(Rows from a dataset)
------------------------------------------------
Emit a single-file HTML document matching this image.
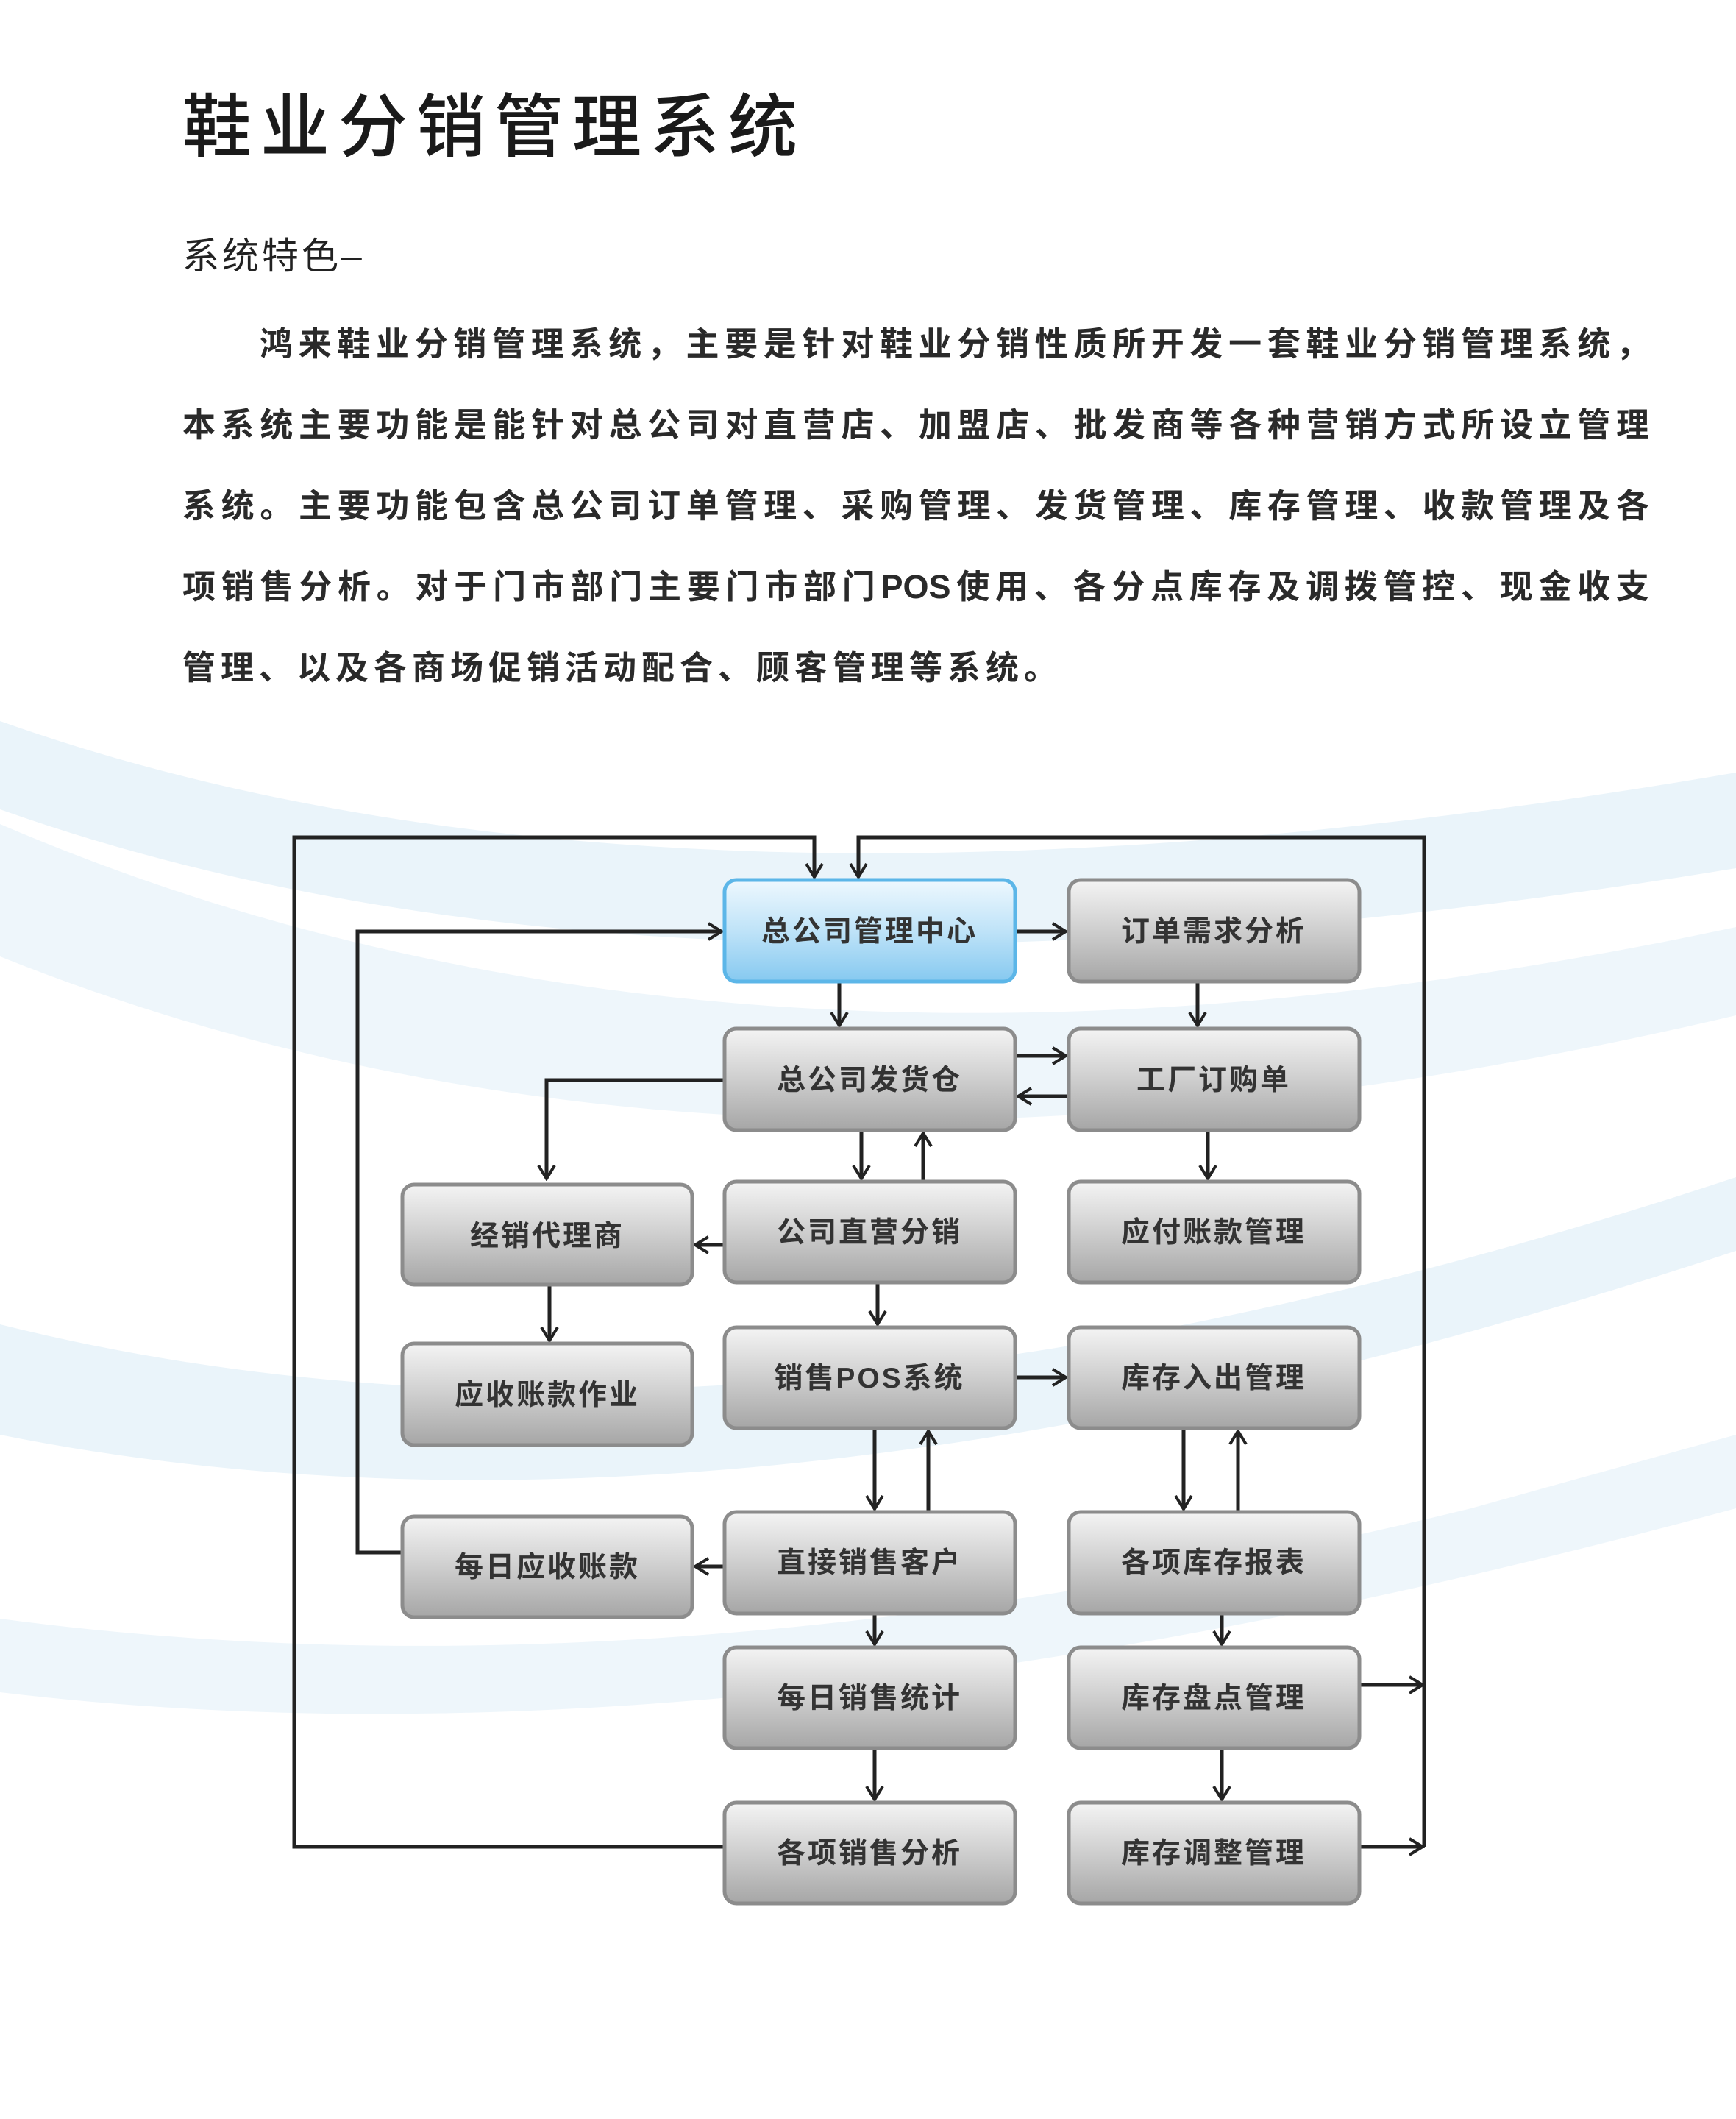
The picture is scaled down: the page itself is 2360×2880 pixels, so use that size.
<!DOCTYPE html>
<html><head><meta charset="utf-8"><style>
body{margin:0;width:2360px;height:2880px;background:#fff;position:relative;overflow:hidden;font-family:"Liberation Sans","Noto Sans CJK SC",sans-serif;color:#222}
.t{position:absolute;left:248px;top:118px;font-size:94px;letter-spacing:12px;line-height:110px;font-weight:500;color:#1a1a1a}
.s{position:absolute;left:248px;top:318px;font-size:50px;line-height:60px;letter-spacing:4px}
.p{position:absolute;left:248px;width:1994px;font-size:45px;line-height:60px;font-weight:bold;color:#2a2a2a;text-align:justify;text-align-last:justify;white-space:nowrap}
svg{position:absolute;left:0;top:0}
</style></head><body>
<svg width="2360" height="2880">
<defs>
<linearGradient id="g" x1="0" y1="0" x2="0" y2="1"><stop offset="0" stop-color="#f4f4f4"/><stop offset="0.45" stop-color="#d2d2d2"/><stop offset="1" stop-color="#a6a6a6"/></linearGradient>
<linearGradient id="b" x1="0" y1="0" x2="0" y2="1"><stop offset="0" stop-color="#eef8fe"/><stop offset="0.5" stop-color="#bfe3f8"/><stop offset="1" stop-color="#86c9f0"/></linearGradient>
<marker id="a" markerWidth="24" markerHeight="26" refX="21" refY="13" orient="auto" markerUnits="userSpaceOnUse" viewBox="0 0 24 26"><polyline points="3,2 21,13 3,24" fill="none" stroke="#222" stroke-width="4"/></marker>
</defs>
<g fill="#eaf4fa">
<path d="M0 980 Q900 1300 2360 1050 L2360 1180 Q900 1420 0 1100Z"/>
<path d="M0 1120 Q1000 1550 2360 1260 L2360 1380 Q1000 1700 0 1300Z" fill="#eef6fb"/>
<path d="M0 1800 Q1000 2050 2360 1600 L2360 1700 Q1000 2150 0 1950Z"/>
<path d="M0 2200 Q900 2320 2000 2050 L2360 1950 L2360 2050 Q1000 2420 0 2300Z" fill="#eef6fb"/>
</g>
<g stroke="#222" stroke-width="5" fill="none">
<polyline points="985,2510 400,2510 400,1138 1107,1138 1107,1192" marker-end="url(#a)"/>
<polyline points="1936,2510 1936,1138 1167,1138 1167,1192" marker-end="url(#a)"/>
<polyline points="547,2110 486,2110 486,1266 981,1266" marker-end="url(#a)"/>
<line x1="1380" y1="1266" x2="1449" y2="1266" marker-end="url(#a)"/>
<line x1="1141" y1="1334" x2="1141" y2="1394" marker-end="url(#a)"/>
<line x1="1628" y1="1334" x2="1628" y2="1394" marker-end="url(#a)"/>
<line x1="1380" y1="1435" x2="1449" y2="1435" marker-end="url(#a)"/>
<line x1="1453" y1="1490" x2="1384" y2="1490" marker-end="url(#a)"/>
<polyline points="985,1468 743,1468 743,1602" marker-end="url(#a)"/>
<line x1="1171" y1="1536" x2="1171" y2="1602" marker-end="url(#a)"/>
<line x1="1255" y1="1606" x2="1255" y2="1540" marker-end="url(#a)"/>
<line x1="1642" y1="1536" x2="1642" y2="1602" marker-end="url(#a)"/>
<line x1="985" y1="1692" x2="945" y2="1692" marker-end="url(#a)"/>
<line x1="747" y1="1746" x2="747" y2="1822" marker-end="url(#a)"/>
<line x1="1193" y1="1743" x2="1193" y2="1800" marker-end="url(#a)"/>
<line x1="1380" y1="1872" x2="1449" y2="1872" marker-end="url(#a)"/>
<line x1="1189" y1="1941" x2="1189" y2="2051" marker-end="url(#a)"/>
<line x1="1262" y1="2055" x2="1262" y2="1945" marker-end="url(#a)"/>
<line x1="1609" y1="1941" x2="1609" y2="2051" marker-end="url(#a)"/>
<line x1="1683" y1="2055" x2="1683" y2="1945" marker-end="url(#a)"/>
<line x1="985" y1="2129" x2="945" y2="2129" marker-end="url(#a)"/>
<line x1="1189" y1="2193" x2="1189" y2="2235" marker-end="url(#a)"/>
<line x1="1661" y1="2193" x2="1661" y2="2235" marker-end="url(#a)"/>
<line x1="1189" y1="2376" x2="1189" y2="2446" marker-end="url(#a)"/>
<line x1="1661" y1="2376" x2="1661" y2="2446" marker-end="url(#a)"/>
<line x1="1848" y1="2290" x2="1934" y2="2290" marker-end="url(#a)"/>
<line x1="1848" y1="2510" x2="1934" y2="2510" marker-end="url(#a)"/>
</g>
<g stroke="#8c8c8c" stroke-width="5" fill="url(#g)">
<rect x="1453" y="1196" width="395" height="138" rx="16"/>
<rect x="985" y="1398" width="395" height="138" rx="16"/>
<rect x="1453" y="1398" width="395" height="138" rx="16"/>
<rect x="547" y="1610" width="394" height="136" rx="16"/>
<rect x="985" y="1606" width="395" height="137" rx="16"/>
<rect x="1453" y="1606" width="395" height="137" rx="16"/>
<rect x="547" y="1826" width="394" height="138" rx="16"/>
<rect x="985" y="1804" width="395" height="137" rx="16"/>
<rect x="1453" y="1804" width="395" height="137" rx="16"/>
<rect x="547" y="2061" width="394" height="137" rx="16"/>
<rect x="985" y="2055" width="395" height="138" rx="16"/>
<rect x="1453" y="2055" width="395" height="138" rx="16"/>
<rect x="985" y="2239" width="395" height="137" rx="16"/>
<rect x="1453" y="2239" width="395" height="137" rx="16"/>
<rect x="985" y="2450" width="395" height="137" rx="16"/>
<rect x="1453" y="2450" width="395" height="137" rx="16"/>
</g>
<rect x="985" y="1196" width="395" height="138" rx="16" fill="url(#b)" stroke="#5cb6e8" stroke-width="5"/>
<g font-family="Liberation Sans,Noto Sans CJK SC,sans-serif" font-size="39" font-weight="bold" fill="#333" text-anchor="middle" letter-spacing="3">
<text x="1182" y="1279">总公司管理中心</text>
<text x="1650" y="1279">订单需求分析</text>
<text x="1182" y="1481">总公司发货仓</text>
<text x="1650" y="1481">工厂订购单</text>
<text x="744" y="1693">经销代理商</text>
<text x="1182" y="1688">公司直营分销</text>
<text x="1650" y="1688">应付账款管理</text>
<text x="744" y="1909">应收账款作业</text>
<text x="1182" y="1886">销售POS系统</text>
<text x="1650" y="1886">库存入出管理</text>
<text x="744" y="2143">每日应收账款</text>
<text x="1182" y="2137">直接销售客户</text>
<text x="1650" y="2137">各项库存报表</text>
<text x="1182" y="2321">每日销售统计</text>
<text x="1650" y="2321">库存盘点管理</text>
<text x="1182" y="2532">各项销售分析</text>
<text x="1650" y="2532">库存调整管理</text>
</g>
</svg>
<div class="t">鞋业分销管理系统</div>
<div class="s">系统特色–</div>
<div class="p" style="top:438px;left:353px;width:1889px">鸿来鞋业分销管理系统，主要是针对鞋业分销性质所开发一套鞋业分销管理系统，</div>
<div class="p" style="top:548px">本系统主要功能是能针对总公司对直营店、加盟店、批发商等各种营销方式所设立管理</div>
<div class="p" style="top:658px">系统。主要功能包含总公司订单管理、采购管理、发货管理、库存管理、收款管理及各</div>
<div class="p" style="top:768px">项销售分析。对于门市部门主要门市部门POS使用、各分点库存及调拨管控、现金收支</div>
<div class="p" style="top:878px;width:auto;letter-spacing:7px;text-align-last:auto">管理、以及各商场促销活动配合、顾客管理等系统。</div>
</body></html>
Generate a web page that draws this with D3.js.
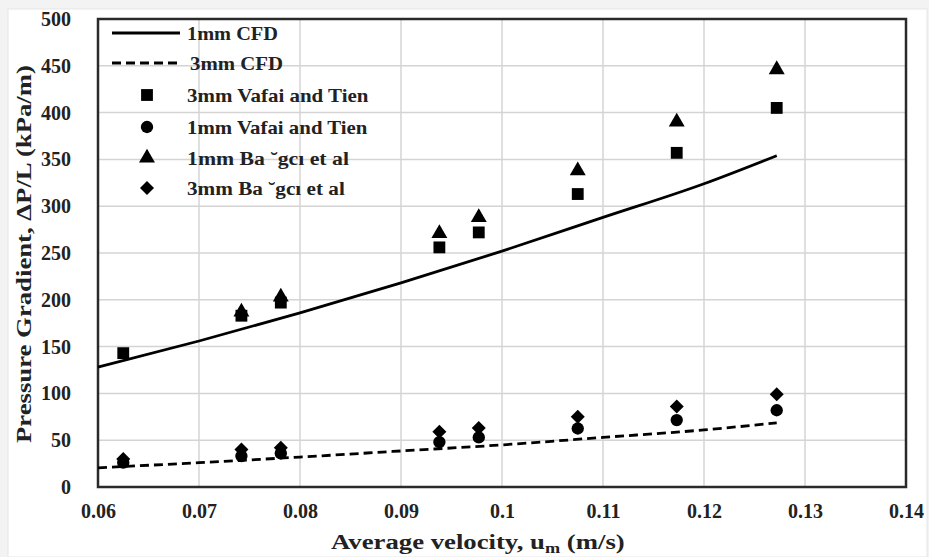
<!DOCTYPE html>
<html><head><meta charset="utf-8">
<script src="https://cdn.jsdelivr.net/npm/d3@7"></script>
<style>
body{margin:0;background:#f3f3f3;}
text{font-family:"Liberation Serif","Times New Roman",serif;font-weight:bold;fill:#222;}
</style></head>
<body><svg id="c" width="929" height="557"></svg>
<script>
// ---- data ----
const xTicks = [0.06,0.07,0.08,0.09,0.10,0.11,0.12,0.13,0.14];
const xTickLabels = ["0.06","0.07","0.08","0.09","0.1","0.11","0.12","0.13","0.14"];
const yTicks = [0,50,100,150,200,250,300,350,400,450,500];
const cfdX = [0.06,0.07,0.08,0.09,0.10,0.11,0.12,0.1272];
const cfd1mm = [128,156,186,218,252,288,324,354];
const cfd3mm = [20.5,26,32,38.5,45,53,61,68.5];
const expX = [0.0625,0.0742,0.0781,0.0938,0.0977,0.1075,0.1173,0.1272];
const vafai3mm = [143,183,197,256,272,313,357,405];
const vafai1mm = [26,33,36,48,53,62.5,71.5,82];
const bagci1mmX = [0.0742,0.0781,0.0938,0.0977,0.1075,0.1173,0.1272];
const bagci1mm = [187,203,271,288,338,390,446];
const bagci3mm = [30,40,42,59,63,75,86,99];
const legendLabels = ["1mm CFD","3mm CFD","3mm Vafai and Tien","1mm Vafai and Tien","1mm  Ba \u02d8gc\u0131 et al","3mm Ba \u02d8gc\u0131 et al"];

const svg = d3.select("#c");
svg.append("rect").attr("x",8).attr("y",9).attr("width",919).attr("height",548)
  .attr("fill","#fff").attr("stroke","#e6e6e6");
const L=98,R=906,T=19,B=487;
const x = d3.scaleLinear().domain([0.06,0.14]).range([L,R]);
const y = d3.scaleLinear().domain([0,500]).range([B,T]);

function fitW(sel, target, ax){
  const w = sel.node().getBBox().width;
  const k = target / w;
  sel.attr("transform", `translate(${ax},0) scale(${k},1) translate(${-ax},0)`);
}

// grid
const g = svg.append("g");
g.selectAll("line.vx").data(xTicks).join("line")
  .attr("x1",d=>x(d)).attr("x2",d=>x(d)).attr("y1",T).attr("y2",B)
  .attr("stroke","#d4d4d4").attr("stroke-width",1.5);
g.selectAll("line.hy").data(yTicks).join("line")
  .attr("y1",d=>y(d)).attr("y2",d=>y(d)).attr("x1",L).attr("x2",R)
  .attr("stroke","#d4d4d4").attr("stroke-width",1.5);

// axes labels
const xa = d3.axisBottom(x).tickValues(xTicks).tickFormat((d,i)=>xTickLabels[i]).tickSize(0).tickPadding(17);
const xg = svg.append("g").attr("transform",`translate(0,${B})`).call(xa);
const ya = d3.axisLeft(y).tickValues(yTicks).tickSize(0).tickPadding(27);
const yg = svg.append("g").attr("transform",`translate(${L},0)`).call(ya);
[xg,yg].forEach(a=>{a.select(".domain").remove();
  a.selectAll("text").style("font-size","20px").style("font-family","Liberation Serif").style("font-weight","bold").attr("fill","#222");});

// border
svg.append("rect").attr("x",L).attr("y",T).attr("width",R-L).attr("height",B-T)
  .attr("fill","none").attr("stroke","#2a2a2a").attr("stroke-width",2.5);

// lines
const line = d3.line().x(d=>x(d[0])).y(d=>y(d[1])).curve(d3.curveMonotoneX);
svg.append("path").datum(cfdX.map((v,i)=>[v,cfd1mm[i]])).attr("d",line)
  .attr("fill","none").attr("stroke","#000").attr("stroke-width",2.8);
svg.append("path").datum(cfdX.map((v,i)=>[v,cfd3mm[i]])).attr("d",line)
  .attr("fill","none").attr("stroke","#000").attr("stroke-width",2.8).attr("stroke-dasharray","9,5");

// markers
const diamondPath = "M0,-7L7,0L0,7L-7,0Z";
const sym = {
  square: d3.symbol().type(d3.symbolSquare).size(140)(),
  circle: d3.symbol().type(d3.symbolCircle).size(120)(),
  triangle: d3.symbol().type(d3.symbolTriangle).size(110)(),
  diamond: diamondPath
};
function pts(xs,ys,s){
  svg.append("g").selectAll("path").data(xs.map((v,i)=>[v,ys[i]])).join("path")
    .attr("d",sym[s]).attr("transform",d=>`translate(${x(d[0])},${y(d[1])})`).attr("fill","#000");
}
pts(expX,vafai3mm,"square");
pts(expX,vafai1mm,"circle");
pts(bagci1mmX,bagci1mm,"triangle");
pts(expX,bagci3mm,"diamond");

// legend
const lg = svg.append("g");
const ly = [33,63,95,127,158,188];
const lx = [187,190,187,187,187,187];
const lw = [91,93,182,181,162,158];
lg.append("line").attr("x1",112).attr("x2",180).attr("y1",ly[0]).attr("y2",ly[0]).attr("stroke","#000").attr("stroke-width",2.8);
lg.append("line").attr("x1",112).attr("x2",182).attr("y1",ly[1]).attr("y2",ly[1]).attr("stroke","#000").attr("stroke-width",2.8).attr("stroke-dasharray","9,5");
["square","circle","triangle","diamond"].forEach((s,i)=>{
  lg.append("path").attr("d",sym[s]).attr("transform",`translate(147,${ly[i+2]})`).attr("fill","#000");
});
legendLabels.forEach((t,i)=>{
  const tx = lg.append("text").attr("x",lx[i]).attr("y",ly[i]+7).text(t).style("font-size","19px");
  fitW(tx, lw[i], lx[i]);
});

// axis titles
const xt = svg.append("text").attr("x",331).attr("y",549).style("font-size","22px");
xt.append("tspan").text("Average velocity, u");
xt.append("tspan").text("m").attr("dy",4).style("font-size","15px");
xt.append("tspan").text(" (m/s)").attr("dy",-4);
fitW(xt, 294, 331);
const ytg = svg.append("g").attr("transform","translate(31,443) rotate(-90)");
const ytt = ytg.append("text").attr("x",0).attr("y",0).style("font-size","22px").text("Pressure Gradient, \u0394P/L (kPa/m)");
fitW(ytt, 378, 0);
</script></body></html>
------------------------------------------------
* WHAT TO DO *
Identify all lines in the records above with the word "that".

* RESPONSE TO THIS TASK *
The picture is scaled down: the page itself is 2360×2880 pixels, so use that size.
Generate a web page that draws this with D3.js.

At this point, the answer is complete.